• doggie detritus •

• doggie detritus •
I wouldn’t say ‘neat freak’, exactly. As applies to me, I mean. I’ve had kids for far too long to have that appellation applied to me and to still have remained relatively sane, considering the vortex of entropy that having said kids generally precipitates: not that I wouldn’t prefer a tidy abode, it’s just not feasible, as long as they draw breath within my vicinity (what I like to think of, as the ‘kid event horizon’), or at least, such has been my experience. Oh, and dogs. Yes, we have dogs, too. Two of the loveliest little shedders in the world. And shed, they do, continually. So no, not a ‘neat-freak’, me – no – more of an ‘order-preferist’, if you will. Or, if you like, a ‘tidy idealist’: perhaps at a stretch — an ‘anti-Second Law of Thermodynamics apologist’. Or so, would I be, in a perfect world, which, as it turns out, it isn’t.
So, when, to pick a time at random, oh, any old time would do, but say, for instance, NOW, as I look down at my clothes and find them virtually covered with doggie hairs, I will admit, with a ‘blush’, to a bit of a pang, along the lines of a ‘cringe’ — not a ‘panic’, exactly, mind you, and wouldn’t do, unless I were to happen to be, say, in a receiving line to meet the President (or doing an improv with Sarah Silverman, or (I wish) at a book-signing with Sarah Vowel), and were to, say, in checking my fly at the last second, have discovered this, on me, which is usual: enough doggie hair to choke an aardvark, or a jackalope!
No. God, no. No panic here: just a kind of inward appreciation that I am alone, sleepy, and too complacent to be starting at minor provocations, with, it goes without saying, an audible sigh of relief that – at present, there lurk no smart aleck teenagers about to say something cute, along the lines of, “Nice hair shirt. When do you go back to the monastery, and by the way, you left your flail in the bathroom, again.”
No, no need to panic, no need to scrabble for the sticky tape, clawing feebly at myself, screaming teeny epithets: just a mild, subvocalized, “Geeze, Louise! Again?”

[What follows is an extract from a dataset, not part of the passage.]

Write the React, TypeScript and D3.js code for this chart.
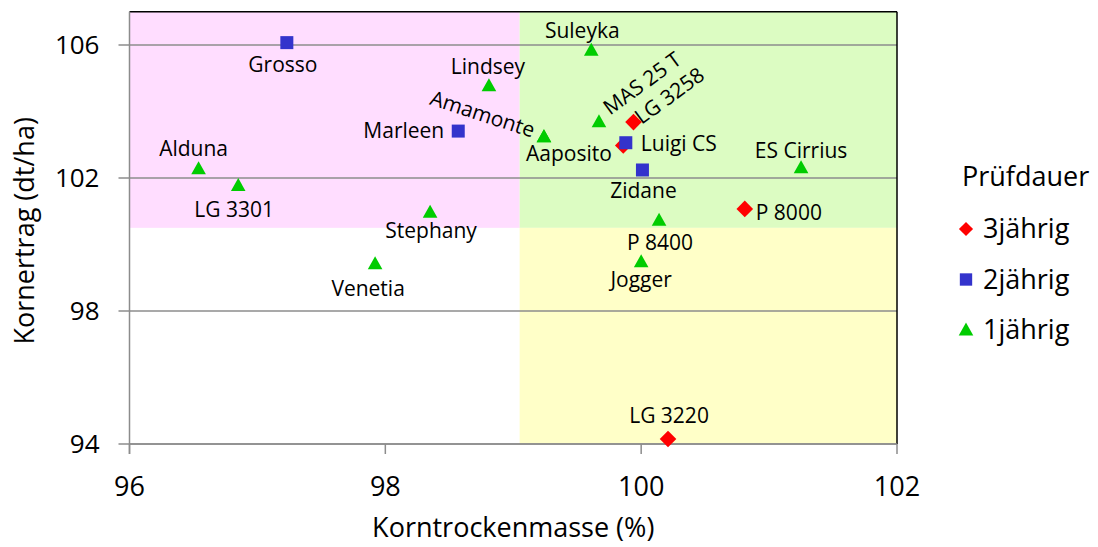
import React from 'react';
import * as d3 from 'd3';

// Sorten (Körnermais), Korntrockenmasse (%) vs. Kornertrag (dt/ha), relativ
const names = [
    '', 'LG 3258', 'P 8000', 'LG 3220',
    'Grosso', 'Marleen', 'Luigi CS', 'Zidane',
    'Suleyka', 'Lindsey', 'Amamonte', 'Aaposito', 'MAS 25 T', 'Alduna',
    'LG 3301', 'Stephany', 'Venetia', 'ES Cirrius', 'P 8400', 'Jogger'
];
const korntrockenmasse = [
    99.86, 99.94, 100.81, 100.21,
    97.23, 98.57, 99.88, 100.01,
    99.61, 98.81, 99.24, 99.24, 99.67, 96.54,
    96.85, 98.35, 97.92, 101.25, 100.14, 100.0
];
const kornertrag = [
    102.98, 103.68, 101.07, 94.15,
    106.07, 103.41, 103.06, 102.24,
    105.84, 104.77, 103.24, 103.24, 103.69, 102.28,
    101.77, 100.97, 99.42, 102.31, 100.73, 99.48
];
const pruefdauer = [
    3, 3, 3, 3,
    2, 2, 2, 2,
    1, 1, 1, 1, 1, 1,
    1, 1, 1, 1, 1, 1
];

const seriesKeys = [3, 2, 1];
const seriesLabels = ['3jährig', '2jährig', '1jährig'];
const xTicks = [96, 98, 100, 102];
const yTicks = [94, 98, 102, 106];

// Quadranten-Grenzen
const xSplit = 99.05;
const ySplit = 100.5;

// label placement (pixel offsets from the marker), same order as names
const labelPlacement = [
    { dx: 0, dy: 0, anchor: 'middle', rotate: 0 },
    { dx: 8, dy: 3, anchor: 'start', rotate: -36 },
    { dx: 11, dy: 11, anchor: 'start', rotate: 0 },
    { dx: 1, dy: -16, anchor: 'middle', rotate: 0 },
    { dx: -4, dy: 29, anchor: 'middle', rotate: 0 },
    { dx: -14, dy: 7, anchor: 'end', rotate: 0 },
    { dx: 15, dy: 8, anchor: 'start', rotate: 0 },
    { dx: 1, dy: 28, anchor: 'middle', rotate: 0 },
    { dx: -9, dy: -12, anchor: 'middle', rotate: 0 },
    { dx: -1, dy: -12, anchor: 'middle', rotate: 0 },
    { dx: -12, dy: 1, anchor: 'end', rotate: 18 },
    { dx: -18, dy: 24, anchor: 'start', rotate: 0 },
    { dx: 11, dy: -6, anchor: 'start', rotate: -36 },
    { dx: -5, dy: -13, anchor: 'middle', rotate: 0 },
    { dx: -4, dy: 31, anchor: 'middle', rotate: 0 },
    { dx: 1, dy: 26, anchor: 'middle', rotate: 0 },
    { dx: -7, dy: 32, anchor: 'middle', rotate: 0 },
    { dx: 0, dy: -10, anchor: 'middle', rotate: 0 },
    { dx: 1, dy: 30, anchor: 'middle', rotate: 0 },
    { dx: 0, dy: 25, anchor: 'middle', rotate: 0 }
];

const colors = { 3: '#ff0000', 2: '#3333cc', 1: '#00cc00' };
const font = '"Open Sans", "Noto Sans", sans-serif';

const W = 1098, H = 547;
const margin = { top: 11.7, right: 201, bottom: 103, left: 129.5 };

function markerPath(kind: number) {
    if (kind === 3) return 'M0,-8.3L8.3,0L0,8.3L-8.3,0Z';
    if (kind === 2) return 'M-6.5,-6.5H6.5V6.5H-6.5Z';
    return 'M0,-7.5L7.3,5.5L-7.3,5.5Z';
}

export default function App() {
    const x = d3.scaleLinear().domain([96, 102]).range([margin.left, W - margin.right]);
    const y = d3.scaleLinear().domain([94, 107]).range([H - margin.bottom, margin.top]);

    const points = names.map((n, i) => ({
        name: n,
        x: korntrockenmasse[i],
        y: kornertrag[i],
        s: pruefdauer[i],
        lp: labelPlacement[i]
    }));
    // Excel draws series in order: 3jährig first
    const ordered = seriesKeys.flatMap(k => points.filter(p => p.s === k));

    const x0 = x(96), x1 = x(102), y0 = y(94), y1 = y(107);
    const grid = '#8c8c8c';

    return (
        <svg width={W} height={H} style={{ position: 'absolute', left: 0, top: 0, background: '#fff' }}
             fontFamily={font}>
            {/* quadrants */}
            <rect x={x0} y={y1} width={x(xSplit) - x0} height={y(ySplit) - y1} fill="#ffddff" />
            <rect x={x(xSplit)} y={y1} width={x1 - x(xSplit)} height={y(ySplit) - y1} fill="#dcfcc2" />
            <rect x={x(xSplit)} y={y(ySplit)} width={x1 - x(xSplit)} height={y0 - y(ySplit)} fill="#ffffc8" />

            {/* gridlines + y ticks */}
            {yTicks.map(t => (
                <g key={'y' + t}>
                    <line x1={x0 - 11} x2={x1} y1={y(t)} y2={y(t)} stroke={grid} strokeWidth={1.5} />
                    <text x={x0 - 30} y={y(t)} dy="0.35em" textAnchor="end" fontSize={26} fill="#000">{t}</text>
                </g>
            ))}
            {/* frame */}
            <line x1={x0} x2={x1} y1={y1} y2={y1} stroke="#000" strokeWidth={1.5} />
            <line x1={x1} x2={x1} y1={y1} y2={y0} stroke="#000" strokeWidth={1.5} />
            <line x1={x0} x2={x0} y1={y1} y2={y0 + 10} stroke={grid} strokeWidth={1.5} />
            <line x1={x0} x2={x1} y1={y0} y2={y0} stroke={grid} strokeWidth={1.5} />
            {xTicks.map(t => (
                <g key={'x' + t}>
                    <line x1={x(t)} x2={x(t)} y1={y0} y2={y0 + 10} stroke={grid} strokeWidth={1.5} />
                    <text x={x(t)} y={y0 + 52} textAnchor="middle" fontSize={27} fill="#000">{t}</text>
                </g>
            ))}

            {/* axis titles */}
            <text x={(x0 + x1) / 2} y={y0 + 93} textAnchor="middle" fontSize={27} fill="#000">Korntrockenmasse (%)</text>
            <text transform={`translate(34,${(y0 + y1) / 2 + 3}) rotate(-90)`} textAnchor="middle" fontSize={27} fill="#000">
                Kornertrag (dt/ha)
            </text>

            {/* markers */}
            {ordered.map((p, i) => (
                <path key={'m' + i} d={markerPath(p.s)} transform={`translate(${x(p.x)},${y(p.y)})`}
                      fill={colors[p.s]} />
            ))}

            {/* labels */}
            {points.filter(p => p.name).map((p, i) => {
                const lx = x(p.x) + p.lp.dx, ly = y(p.y) + p.lp.dy;
                return (
                    <text key={'l' + i} transform={`translate(${lx},${ly}) rotate(${p.lp.rotate})`}
                          textAnchor={p.lp.anchor} fontSize={21} fill="#000">{p.name}</text>
                );
            })}

            {/* legend */}
            <g transform="translate(962,0)">
                <text x={0} y={186} fontSize={27} fill="#000">Prüfdauer</text>
                {seriesKeys.map((k, i) => (
                    <g key={'lg' + k} transform={`translate(0,${229 + i * 50.5})`}>
                        <path d={markerPath(k)} transform={`translate(4,0) scale(${k === 3 ? 0.85 : k === 2 ? 0.95 : 1})`} fill={colors[k]} />
                        <text x={21} y={0} dy="0.35em" fontSize={27} fill="#000">{seriesLabels[i]}</text>
                    </g>
                ))}
            </g>
        </svg>
    );
}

Maybe, something like that.
And then, I’ll remember the shining eyes of my lovable pups, and, earlier, all the fun we had, and all the love and affection, and wagglety-butt enthusiasms, and rompings, and doggie kisses that made the static that made them, these here hairs, in their hundreds, this here doggie detritus, cling to me like Johnny Lennon to Yoko Ono, and I’ll think: “Me bothered? Not a bit of it.”